On September 11, 1993 the gallery will open an exhibition of new work by Los Angeles based artist Jason Rhoades. The exhibition, entitled "CHERRY Makita- Honest Engine Work" will be the artists first one-person show in New York City.
"CHERRY Makita- Honest Engine Work" is the latest project in an ongoing group of exhibitions which the artist has been working on during the past three years. Common to all of these exhibitions is the physical presence of the "working" artist in the gallery, even after the show has opened to the public and the traditional installation process should have been completed. In this particular installation the artist situates into the gallery space the hallucinations and fantasies of a weekend hobby-mechanic. In the course of this fantasy the artist renovates a structure that he describes as a semi-suburban garage.
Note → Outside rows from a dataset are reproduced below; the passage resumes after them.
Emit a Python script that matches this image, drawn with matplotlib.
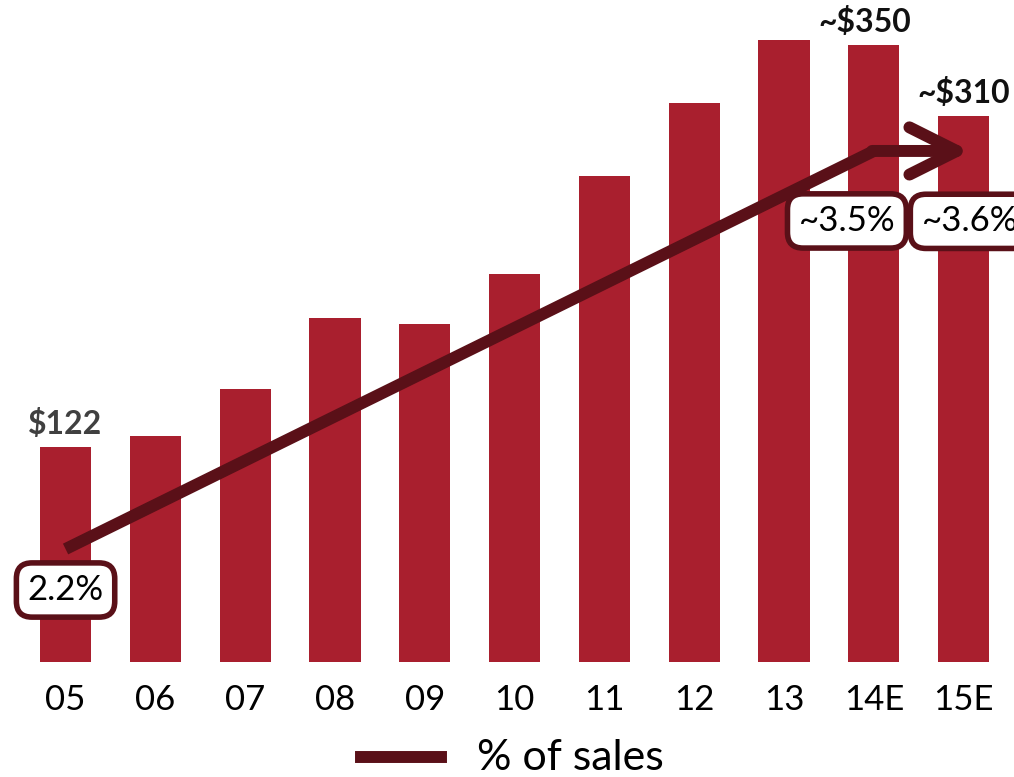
import matplotlib.pyplot as plt

plt.rcParams['font.family'] = ['Lato', 'DejaVu Sans']

years = ['05', '06', '07', '08', '09', '10', '11', '12', '13', '14E', '15E']
spend = [122, 128, 155, 195, 192, 220, 276, 317, 353, 350, 310]
spend_labels = {0: '$122', 9: '~$350', 10: '~$310'}

# share of sales at the start and end of the trend
share_idx = [0, 9, 10]
share = [2.2, 3.5, 3.6]
share_labels = ['2.2%', '~3.5%', '~3.6%']

bar_color = '#a91f2e'
line_color = '#5a1018'

fig = plt.figure(figsize=(10.14, 7.77), dpi=100)
ax = fig.add_axes([0, 0.148, 1, 0.852])
x = list(range(len(years)))
ax.bar(x, spend, width=0.57, color=bar_color)
ax.set_xlim(-0.73, 10.56)
ax.set_ylim(0, 375.6)
ax.set_xticks(x)
ax.set_xticklabels(years, fontsize=25)
ax.tick_params(axis='x', length=0, pad=16)
ax.set_yticks([])
for s in ax.spines.values():
    s.set_visible(False)

for i, txt in spend_labels.items():
    dx = -9 if i == 9 else 0
    ax.annotate(txt, (i, spend[i]), xytext=(dx, 8), textcoords='offset pixels',
                ha='center', va='bottom', fontsize=23, fontweight='bold',
                color='#404040' if i == 0 else '#111111')

ax2 = ax.twinx()
ax2.set_ylim(1.831, 3.993)
ax2.set_yticks([])
for s in ax2.spines.values():
    s.set_visible(False)

# trend line, then a flat arrow pointing at the last year
ax2.plot(share_idx[:2], share[:2], color=line_color, lw=8.6,
         solid_capstyle='butt', solid_joinstyle='round')
ax2.annotate('', xy=(10.07, share[1]), xytext=(share_idx[1] - 0.02, share[1]),
             arrowprops=dict(arrowstyle='->,head_length=1.7,head_width=0.85',
                             mutation_scale=20, lw=8.6, color=line_color,
                             capstyle='round', joinstyle='round',
                             shrinkA=0, shrinkB=0))

box = dict(boxstyle='round,pad=0.32,rounding_size=0.45', fc='white',
           ec=line_color, lw=4)
offsets = [(0, -41), (-27, -70), (6, -101)]
for i, v, txt, off in zip(share_idx, share, share_labels, offsets):
    ax2.annotate(txt, (i, v), xytext=off, textcoords='offset pixels',
                 ha='center', va='center', fontsize=25, bbox=box,
                 annotation_clip=False)

# legend entry for the line
fig.lines.append(plt.Line2D([361 / 1014, 441 / 1014], [20 / 777, 20 / 777],
                            transform=fig.transFigure, color=line_color, lw=8.6))
fig.text(477 / 1014, 19 / 777, '% of sales', fontsize=31, va='center', ha='left')

fig.savefig('out.png', dpi=100)
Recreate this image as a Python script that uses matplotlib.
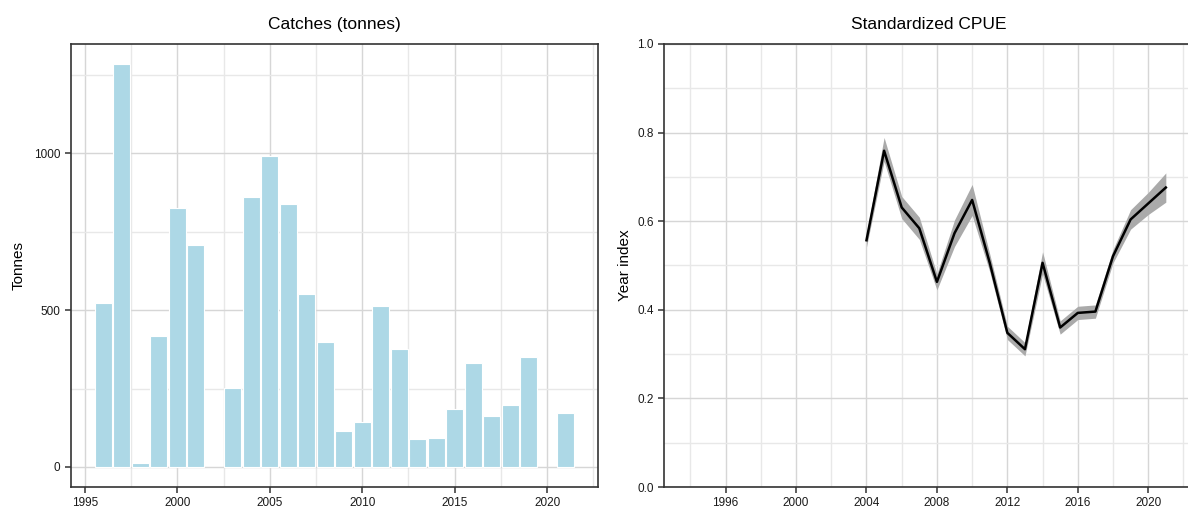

Inside of this homemade construction the artist attempts handiwork and operates the "CHERRY -Makita".
"Makita", a brand name synonymous for most hand held cordless drills, advertises their products with the slogan "All the power you need". Jason Rhoades interprets this need for power literally. A Chevrolet 350 General Motors V -8 car engine powers his "CHERRY -Makita". The engine, which the artist brought with him from Los Angeles, is now used to drill holes where needed. The "Honest Engine Work" the artist promises is not visually evident. However, his attempts to make his tool "CHERRY", a term used to express automotive embellishment, are apparent all over the gallery. A multitude of tools and models, all handmade by the artist, line the gallery/garage. The nonchalance with which the artist makes his objects betrays a sensibility that is as demanding as it is mature.
The exaggerated power of the V -8 driven drill and its dysfunctionality, the amount of physical work and the futility of the efforts involved create an atmosphere that is both absurd and disturbing at the same time. One finds oneself confronted with a multitude of associations, some obvious and almost too easy to decipher, others more obscure. The continuous presence of the artist at "work" during the course of the show further obstructs any efforts to interpret what is present in the gallery space. A unifying reason for this endeavor does not surface. The harder one tries to clarify this installation, the more elusive it seems to get until one realizes that meaning itself is put on the agenda.
One is left to think about the reasons and necessities of artistic production per se. The artist and the artist's work as an abstract phenomenon are at the conceptual heart of this work.